First published: Fall 2019
The artist Eugene Von Bruenchenhein's wife Marie was his model and muse, but as a woman with a personal history, who was she?
Marie Von Bruenchenhein appears in the photo-based works her husband Eugene created – as a fantasy queen, exotic muse, and erotic temptress all at once. But who was she, really, in her own life? In her provocative essay “Dear Marie”, published in the catalogue of the exhibition Mythologies: Eugene Von Bruenchenhein, Karen Patterson, the former senior curator at the John Michael Kohler Arts Center in Sheboygan (JMKAC), Wisconsin, poses these and other questions in the form of a letter to a woman who remains a compelling, mysterious figure in the history of outsider art. Patterson curated that exhibition, which opened at the JMKAC in June 2017 and ran through mid January 2018. The following excerpts from her text appear in their original, American-English form, and original footnotes have been removed because of space limitations.
Eugene Von Bruenchenhein, Untitled (Marie, double exposure), c. 1943–1960, gelatin silver print, 2.5 x 2.75 in. / 6.3 x 7 cm, collection of John Michael Kohler Arts Center
Dear Marie,
I wanted to write you a letter as a way to connect with you. To bring you closer. There is a lot that is unknown about you, and I want to learn more. Many people have raised questions over the years about who you were and what your life was like, but it is almost impossible to determine the answers. In the decades since your husband’s artwork entered the public sphere in 1983, a lot has been written about Eugene but not much about you. You remain somewhat of a mystery. In fact, for the most part, we see you only within parentheses, your name a subtitle, a description.
But you’re the subject of thousands photographs and admired by countless viewers.
When curators and art historians discuss these photographs, the focus is on you as subject, or object – not you as a person. With so little knowledge about your role in the creation of the images, we’ve come to think of you as a passive participant, possibly consumed by Eugene’s larger-than-life aura.
Is that true? What can be learned about you now, after all this time?

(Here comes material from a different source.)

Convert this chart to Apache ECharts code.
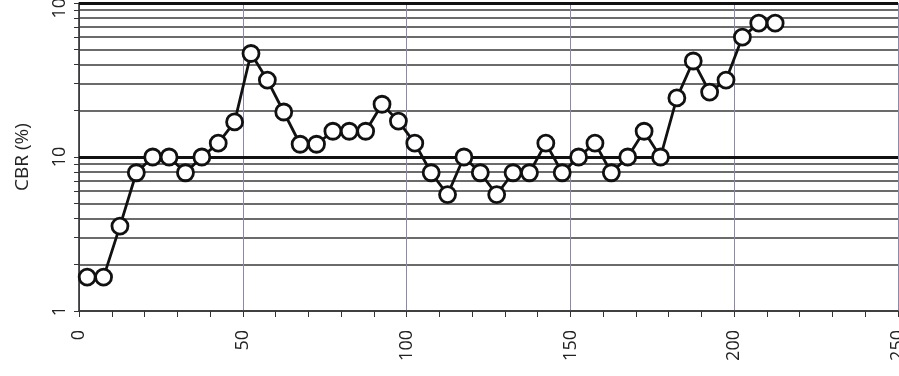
<!DOCTYPE html>
<html><head><meta charset="utf-8">
<script src="https://cdn.jsdelivr.net/npm/echarts@6/dist/echarts.min.js"></script>
<style>html,body{margin:0;padding:0;background:#fff}#c{width:899px;height:376px}</style>
</head><body><div id="c"></div>
<script>
const xValues = [2.5,7.5,12.5,17.5,22.5,27.5,32.5,37.5,42.5,47.5,52.5,57.5,62.5,67.5,72.5,77.5,82.5,87.5,92.5,97.5,102.5,107.5,112.5,117.5,122.5,127.5,132.5,137.5,142.5,147.5,152.5,157.5,162.5,167.5,172.5,177.5,182.5,187.5,192.5,197.5,202.5,207.5,212.5];
const cbr = [1.66,1.66,3.56,7.9,10,10,7.9,10,12.3,16.9,47,31.6,19.6,12.1,12.1,14.7,14.7,14.7,22,17.1,12.3,7.9,5.7,10,7.9,5.7,7.9,7.9,12.3,7.9,10,12.3,7.9,10,14.7,10,24.2,42,26.4,31.6,60,74,74];
const yLabels = [1,10,100];
const yGrid = [1,2,3,4,5,6,7,8,9,10,20,30,40,50,60,70,80,90,100];
const font = "'Open Sans', 'Liberation Sans', sans-serif";
const chart = echarts.init(document.getElementById('c'));
chart.setOption({
  animation:false,
  grid:{left:79,right:1,top:3,bottom:65,containLabel:false,outerBoundsMode:'none'},
  xAxis:{type:'value',min:0,max:250,interval:50,
    axisLine:{show:true,onZero:false,lineStyle:{color:'#333',width:1.5}},
    axisTick:{show:true,inside:false,length:6,lineStyle:{color:'#333',width:1}},
    minorTick:{show:true,splitNumber:5,length:6,lineStyle:{color:'#333',width:1}},
    splitLine:{show:true,lineStyle:{color:'#8a8aa8',width:1}},
    axisLabel:{rotate:90,margin:19,fontSize:18,color:'#222',fontFamily:font}},
  yAxis:{type:'log',logBase:10,min:1,max:100,
    name:'CBR (%)',nameLocation:'middle',nameGap:47,nameTextStyle:{fontSize:19,color:'#222',fontFamily:font},
    axisLine:{show:true,lineStyle:{color:'#222',width:1.5}},
    axisTick:{show:true,inside:false,length:5,customValues:yGrid,lineStyle:{color:'#333',width:1}},
    splitLine:{show:true,lineStyle:{color:'#3a3a3a',width:1.5}},
    axisLabel:{customValues:yLabels,rotate:90,margin:10,fontSize:18,color:'#222',fontFamily:font}},
  series:[{type:'line',data:xValues.map((x,i)=>[x,cbr[i]]),
    symbol:'circle',symbolSize:16,
    lineStyle:{color:'#111',width:2.8},
    itemStyle:{color:'#fff',borderColor:'#111',borderWidth:2.8},
    markLine:{silent:true,symbol:'none',label:{show:false},
      lineStyle:{color:'#111',width:3,type:'solid'},
      data:[{yAxis:10},{yAxis:100}]}, z:5}]
});
</script></body></html>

Here’s what we know: You were born Evelyn Theresa Kalke on August 1, 1920, in Stevens Point, Wisconsin, to parents Agnes and Frank Kalke, and you died in Shorewood, a suburb of Milwaukee, on February 5, 1989. The highest academic level you completed was the eighth grade. State records list several Wisconsin locations for you: Glendale, Milwaukee, Shorewood, and Whitefish Bay, but we only know that you moved to the Greenfield area of Milwaukee at some point before 1940. In March 1940 you are listed in the census as being nineteen years of age and seeking work; you subsequently enrolled for unemployment benefits for almost four years. You met Eugene at the Wisconsin State Fair in 1939 and married him three years later. Soon after, you became known as Marie, a name Eugene bestowed on you to honor one of his favorite aunts. (How did it feel to be renamed? Was this when your identity began to become subsumed by his?)